Thorns and Thistles

ThornsThistles

 

 

 

 

 

I have been thinking a lot lately about one of the most important concepts of a theology of work: the effects of the Fall of Adam.

It is important to note that work itself is not what was cursed.  The work that God gave Adam and Eve to do as found in the creation or cultural mandate in Gen. 1:26-28 was a blessing, and obviously came well before Adam sinned in the garden in chapter 3.  Yahweh made men and women in His image and calls them (and us) to be His co-workers over creation: to rule, be fruitful and multiply (filling the earth), and to subdue (care for, cultivate, and manage) all that He made.

You know the story.  After Adam sinned, God did pronounce a curse on Eve’s labor (birth pains), and Adam’s labor (work).  Specifically, God cursed the ground because of Adam’s sin (Gen. 3:16-19, 23, 5:29).  In addition to the crops that were planted, the ground would produce “thorns and thistles”.  Most of us are not farmers, so what do thorns and thistles mean to us?

As I was reflecting on this passage this spring, I came up with a good summary of what that meant to them and what it means to us now.  From this point forward, work is going to be:

  • Painful, frustrating, and stressful
  • More difficult and time-consuming than necessary
  • Unpredictable, unproductive, fruitless, sweaty
  • Full of interpersonal conflict (with sinners)
  • Set in a challenging environment

To flesh out the second to last bullet above, this means that we will have conflicts with our spouses at home, with customers, co-workers, bosses on the job, and even ourselves.  This is true even if we work in ministry.  And, if we happen to be self-employed, I guarantee we will think our boss is an idiot from time to time!

Nelson, in Work Matters, reminds us, “Daily we are confronted by a sobering reality that our work, the workers we work with, and the workplaces in which we work are not as God originally designed them” (p. 30).

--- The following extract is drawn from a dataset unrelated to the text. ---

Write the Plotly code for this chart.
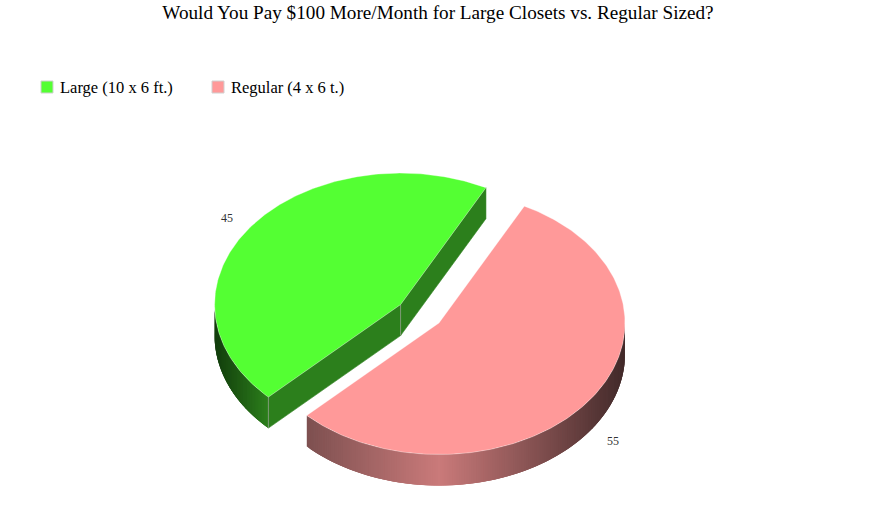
import numpy as np
import plotly.graph_objects as go

# Data
categories = ["Large (10 x 6 ft.)", "Regular (4 x 6 t.)"]
values = [45, 55]
title_text = "Would You Pay $100 More/Month for Large Closets vs. Regular Sized?"

# Style
top_colors = ["#54ff33", "#ff9999"]
FONT = "Liberation Serif"
W, H = 876, 510
CX, CY = 419.8, 313.8
RX, RY = 186.0, 131.5
DEPTH = 31.0
EXPLODE = (19.2, 9.2)
START = 62.7
LEGEND_MARK_X = [47, 218]
LEGEND_TEXT_X = [58, 229]
LEGEND_Y = 87


def lerp(a, b, t):
    return tuple(a[i] + (b[i] - a[i]) * t for i in range(3))


def rgb(c):
    return "rgb(%d,%d,%d)" % tuple(round(v) for v in c)


def polygon(xs, ys, color, line=None, width=0.6):
    return go.Scatter(x=xs, y=ys, mode="lines", fill="toself", fillcolor=color,
                      line=dict(color=line or color, width=width),
                      hoverinfo="skip", showlegend=False)


def edge(xs, ys, color, width=1):
    return go.Scatter(x=xs, y=ys, mode="lines", line=dict(color=color, width=width),
                      hoverinfo="skip", showlegend=False)


def ell(ax, ay, deg):
    r = np.radians(deg)
    return ax + RX * np.cos(r), ay - RY * np.sin(r)


total = sum(values)
sweeps = [v / total * 360 for v in values]
a0, a1, a2 = START, START + sweeps[0], START + sweeps[0] + sweeps[1]

gx, gy = CX - EXPLODE[0], CY - EXPLODE[1]
rx, ry = CX + EXPLODE[0], CY + EXPLODE[1]

traces = []


def wall(ax, ay, d_from, d_to, color_fn):
    # Slightly overlapping strips: each one is painted over the seam of the last.
    n = int(abs(d_to - d_from) / 0.75) + 1
    ds = np.linspace(d_from, d_to, n + 1)
    for i in range(n):
        arc = np.linspace(ds[i], ds[min(i + 3, n)], 5)
        x, y = ell(ax, ay, arc)
        c = color_fn(float(ell(ax, ay, (ds[i] + ds[i + 1]) / 2)[0]))
        traces.append(polygon([*x, *x[::-1], x[0]],
                              [*y, *(y[::-1] + DEPTH), y[0]], rgb(c), "rgba(0,0,0,0)", 0))


# Regular slice: outer wall
R_LEFT, R_MID, R_RIGHT = (125, 80, 80), (202, 122, 122), (66, 42, 42)
left_x = ell(rx, ry, a1)[0]


def red_color(x):
    if x < rx:
        return lerp(R_LEFT, R_MID, (x - left_x) / (rx - left_x))
    return lerp(R_MID, R_RIGHT, (x - rx) / RX)


wall(rx, ry, a1, 360, red_color)

# Regular slice: top
th = np.linspace(a1, a2, 240)
xt, yt = ell(rx, ry, th)
traces.append(polygon([rx, *xt, rx], [ry, *yt, ry], top_colors[1], "rgba(255,255,255,0.55)"))

# Large slice: walls
G_DARK, G_MID = (18, 60, 12), (44, 127, 28)
gl = gx - RX
cx2 = ell(gx, gy, a1)[0]
wall(gx, gy, 180, a1, lambda x: lerp(G_DARK, G_MID, (x - gl) / (cx2 - gl)))
ex0, ey0 = ell(gx, gy, a0)
ex1, ey1 = ell(gx, gy, a1)
g_wall = rgb(G_MID)
traces.append(polygon([gx, ex0, ex0, gx, gx], [gy, ey0, ey0 + DEPTH, gy + DEPTH, gy], g_wall))
traces.append(polygon([gx, ex1, ex1, gx, gx], [gy, ey1, ey1 + DEPTH, gy + DEPTH, gy], g_wall))
traces.append(edge([gx, gx], [gy, gy + DEPTH], "#7f9a78"))
traces.append(edge([ex1, ex1], [ey1, ey1 + DEPTH], "#7f9a78"))

# Large slice: top
th = np.linspace(a0, a1, 200)
xt, yt = ell(gx, gy, th)
traces.append(polygon([gx, *xt, gx], [gy, *yt, gy], top_colors[0], "rgba(255,255,255,0.55)"))

annotations = []

# Legend
for name, color, mx, tx in zip(categories, top_colors, LEGEND_MARK_X, LEGEND_TEXT_X):
    traces.append(go.Scatter(x=[mx], y=[LEGEND_Y], mode="markers", name=name,
                             hoverinfo="name", showlegend=False,
                             marker=dict(symbol="square", size=12, color=color,
                                         line=dict(color="#d0d0d0", width=1))))
    annotations.append(dict(x=tx, y=LEGEND_Y, text=name, showarrow=False, xref="x", yref="y",
                            xanchor="left", yanchor="middle",
                            font=dict(family=FONT, size=16.5, color="#000000")))

# Value labels
acc = START
for i, (v, s) in enumerate(zip(values, sweeps)):
    mid = acc + s / 2
    acc += s
    ax, ay = (gx, gy) if i == 0 else (rx, ry)
    lx = ax + 1.16 * RX * np.cos(np.radians(mid))
    ly = ay - 1.115 * RY * np.sin(np.radians(mid))
    if np.sin(np.radians(mid)) < 0:
        ly += DEPTH
    annotations.append(dict(x=lx, y=ly, text=str(v), showarrow=False, xref="x", yref="y",
                            font=dict(family=FONT, size=12, color="#333333")))

fig = go.Figure(traces)
fig.update_layout(
    width=W, height=H, autosize=False,
    margin=dict(l=0, r=0, t=0, b=0),
    paper_bgcolor="white", plot_bgcolor="white",
    xaxis=dict(range=[0, W], visible=False, fixedrange=True),
    yaxis=dict(range=[H, 0], visible=False, fixedrange=True),
    title=dict(text=title_text, x=0.5, xanchor="center", y=0.975, yanchor="middle",
               font=dict(family=FONT, size=19.2, color="#000000")),
    annotations=annotations,
    showlegend=False,
)
fig.write_html("out.html", config=dict(displayModeBar=False),
               post_script="document.body.style.margin='0';document.documentElement.style.overflow='hidden';")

He adds, “Work can make us want to curse” (p. 36)  (Why else would we call it the curse?)

To illustrate, here are a few of the thorns and thistles I personally experienced at my job in just the last couple of days: disgruntled employees (I prefer that they be gruntled, whatever that means), boring meetings, printers and copy machines not working properly, forgetting to move a meeting on my calendar, making a silly spelling mistake on a Power Point slide, people not responding to my emails in a timely manner, time pressures, unmet expectations from my boss, and people not reading requirements closely enough.

Keller, in Every Good Endeavor, puts it simply: “Sin runs through the heart of every worker and the culture of every enterprise” (p. 167).

Ecclesiastes 2:17-23 gives a vivid description of the effects of the curse on our work and how meaningless it seems to be. Nelson puts it in modern context, “It all too often feels like we are one big meaningless cog in a giant global wheel” (p. 41).

This sad state of affairs in our collective workplaces began from that very moment in the garden, and will continue through the ages everywhere men and women work until Christ returns (Rom. 8:19-22; Rev. 22:3).

Sherman and Hendricks, in Your Work Matters to God, give us some hope: “Work is not our enemy.  Sin is our enemy.  And only Christ is adequate to deal with sin.  His strategy for dealing with sin, however, is never to remove us from the jungle, but instead to make us adequate to live in the jungle. . . Sin may make the work world a jungle.  But we must never forget that Christ is the Lion of Judah, the King of the jungle!” (p. 107).

I trust these insights will give you strength to get through the trials and temptations you experience at work, and that you anticipate the day when there will be “no more curse”.